Artist Biography Pages
- Use storytelling on your artist bio pages to help collectors understand what drives an artist to create and why the gallery is passionate about supporting that artist. Make the story unexpectedly interesting. Standard CV information makes a dull bio page and is a missed opportunity for building SEO. An artist’s story aims to create a connection between the potential art buyer and what the artist is trying to accomplish with their work.
- Tell stories visually as well. Please include photos of the artist at work in their studio, past show pictures, and videos on the artist’s bio page. Doing so helps site visitors to have a more comprehensive understanding of the artist. If possible, include images of the artist’s work installed in client spaces. These visuals help buyers imagine how pieces might enhance their living space as well.
- Use headers and sub-headers to allow visitors to skim a page and quickly find information that most interests them. Also, remember that reading online is best with short paragraphs.

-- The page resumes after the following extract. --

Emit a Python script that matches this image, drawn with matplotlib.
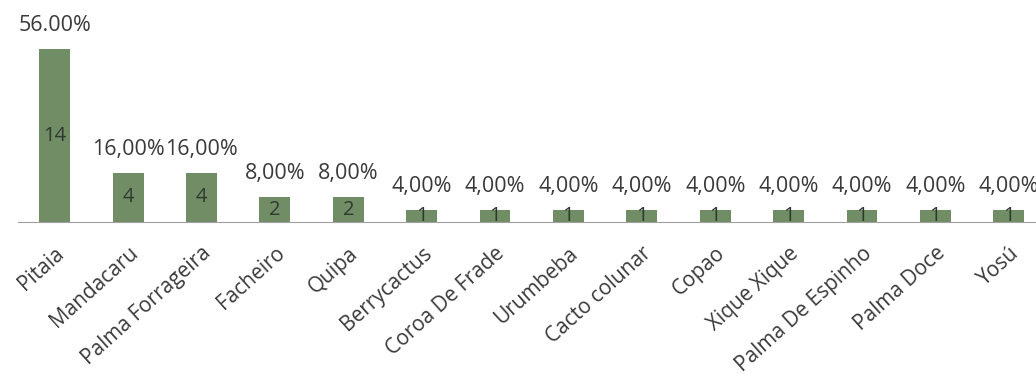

- Link back to other pages of your website. For example, any past blog posts or media write-ups. This keeps people on the site longer and more engaged.
To the Point
Your website as a sales and marketing tool should educate and entice viewers to take the next step by exploring additional information on the gallery website to learn more, contact the gallery, or ultimately make a purchase. Not every artist can have a show in the gallery every year, but you can present them online in a more complete and informative way.
Web surfers demand easy navigation and expect to immediately find the information they want. A poor browsing experience or slow page loading can affect your website’s drop-off rate and search engine index results. Search engines favor websites with rich content that is continuously being refreshed. Don’t let your artists’ portfolio and bio page get stale.
Sometimes artwork speaking for itself may not be enough to grab and hold a site visitor’s attention. Storytelling, both through text and visuals, can be very compelling when getting collectors to envision living with a particular piece.
Use these easy suggestions to make your art gallery’s website a marketing and sales powerhouse for your artists and a delightful experience for your site visitors.